LatticeTunnel · Lattice Dynamics involving Nuclear Tunneling in 2D Materials

Lattice dynamics plays a fundamental role in determining electrical and thermal conductivities, which are key physical properties closely associated with energy utilization mechanisms. Nuclear tunneling motion in crystals results in lattice dynamics that differ from conventional phonons, potentially giving rise to novel transport properties. In this fellowship, I will unravel the quantum many-body nature of lattice degrees of freedom and develop computational methods to describe lattice dynamics involving nuclear tunneling, with a focus on 2D materials. Among these novel properties, low thermal conductivity coupled with high electrical conductivity is the defining feature of high-performance thermoelectric materials. These materials enable direct conversion of waste heat into electricity and hold revolutionary potential for applications in energy harvesting, electronics, and aerospace. The Holy Grail in thermoelectrics is a single crystal that combines high electrical conductivity with ultra-low thermal conductivity. Although many crystals with low thermal conductivity have been discovered, a complete microscopic understanding of the underlying mechanisms remains elusive.
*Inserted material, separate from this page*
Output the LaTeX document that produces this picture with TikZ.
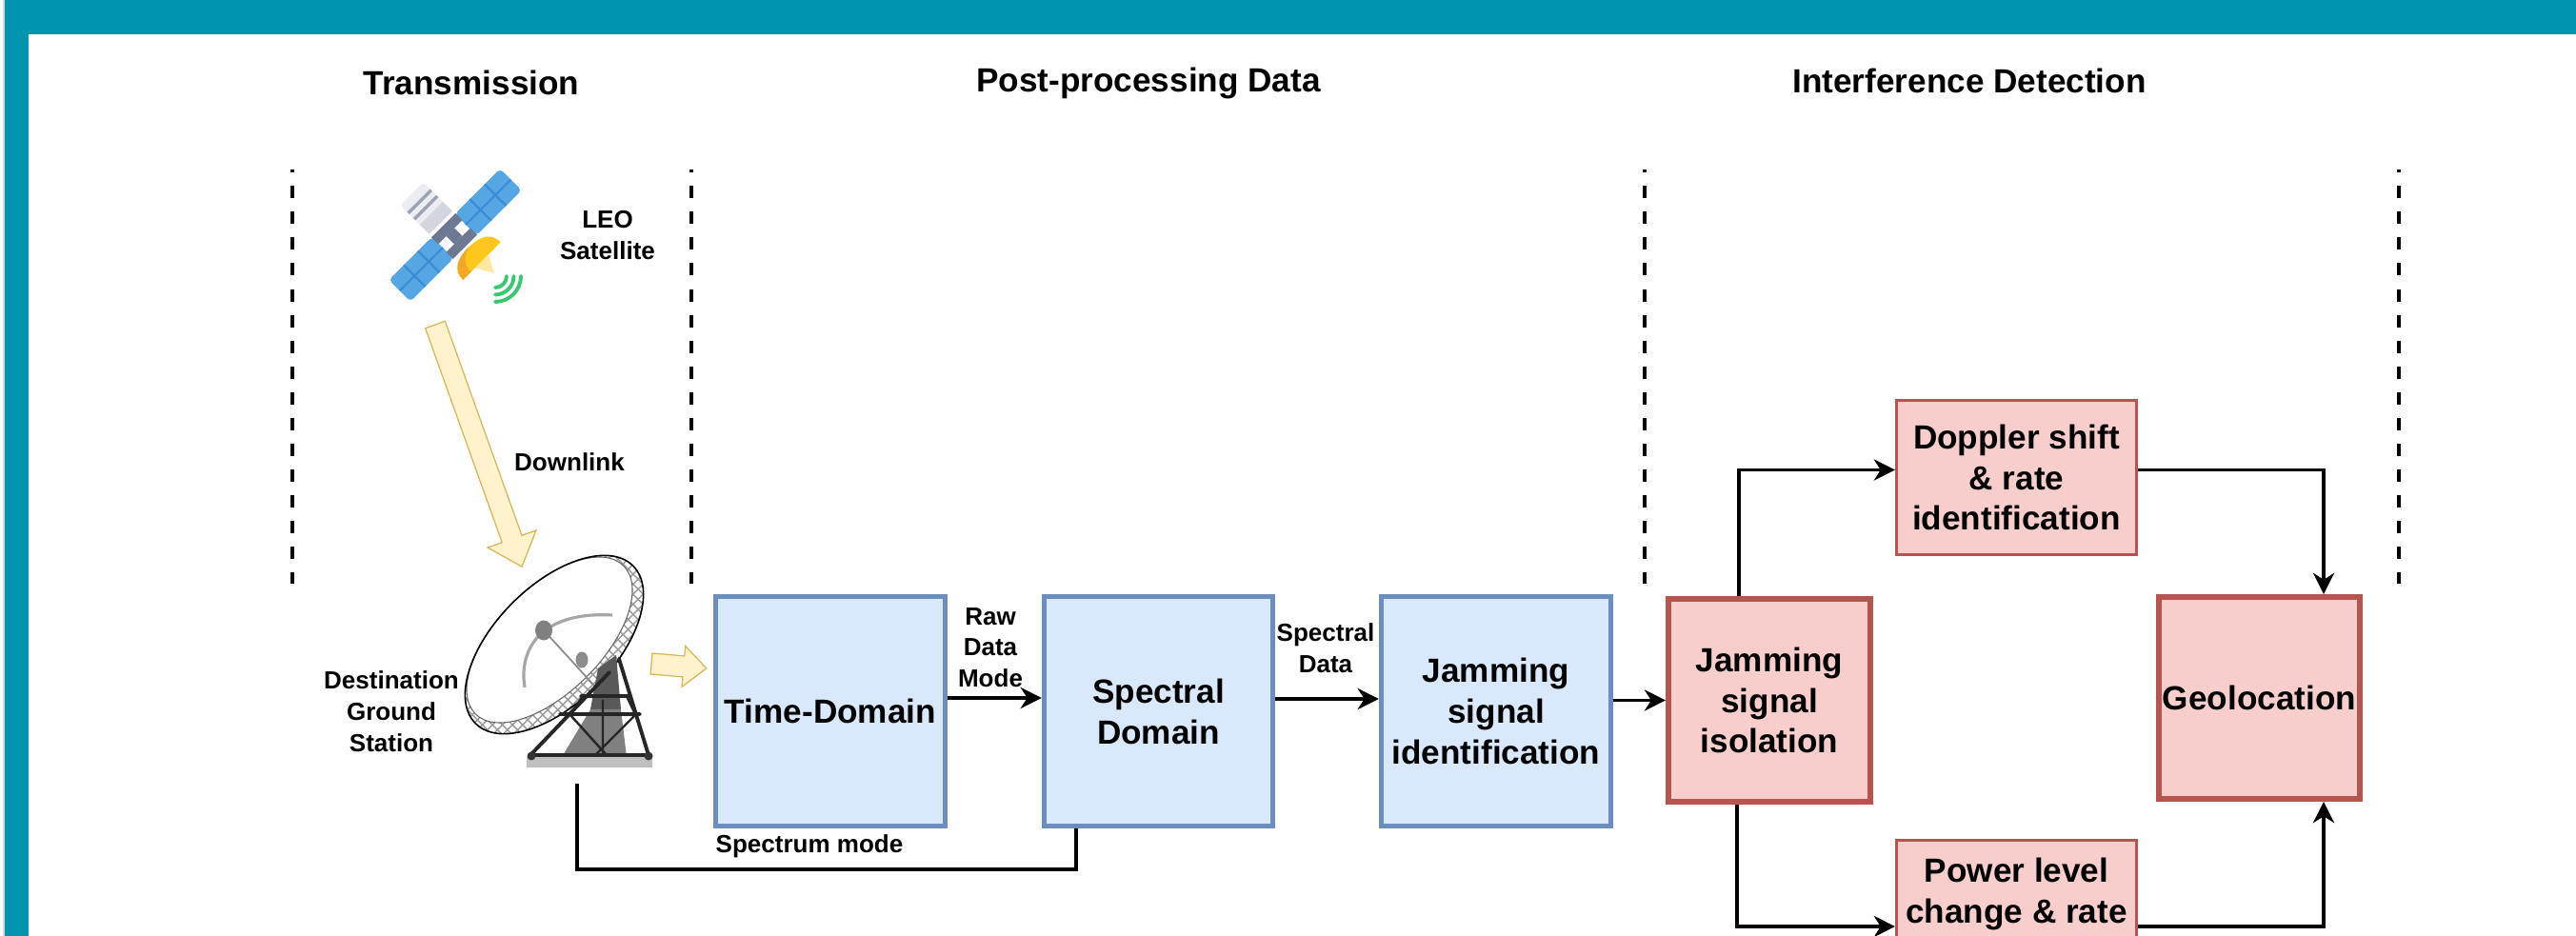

Spectroscopic and transport measurements have provided growing evidence of nuclear tunneling in crystals, suggesting a departure from phonon-based lattice dynamics. However, the theoretical framework describing these dynamics remains underdeveloped. In this fellowship, I will develop a computational method for lattice dynamics involving nuclear quantum tunneling to unravel its quantum many-body nature, explore the novel quantum disordered phase in ice monolayer, and investigate the origin of anomalous thermal conductivity and the influence of quantum tunneling on thermal and electrical conductivities in 2D systems. This project will uncover the fundamental physics and open new pathways for designing next-generation high-performance materials.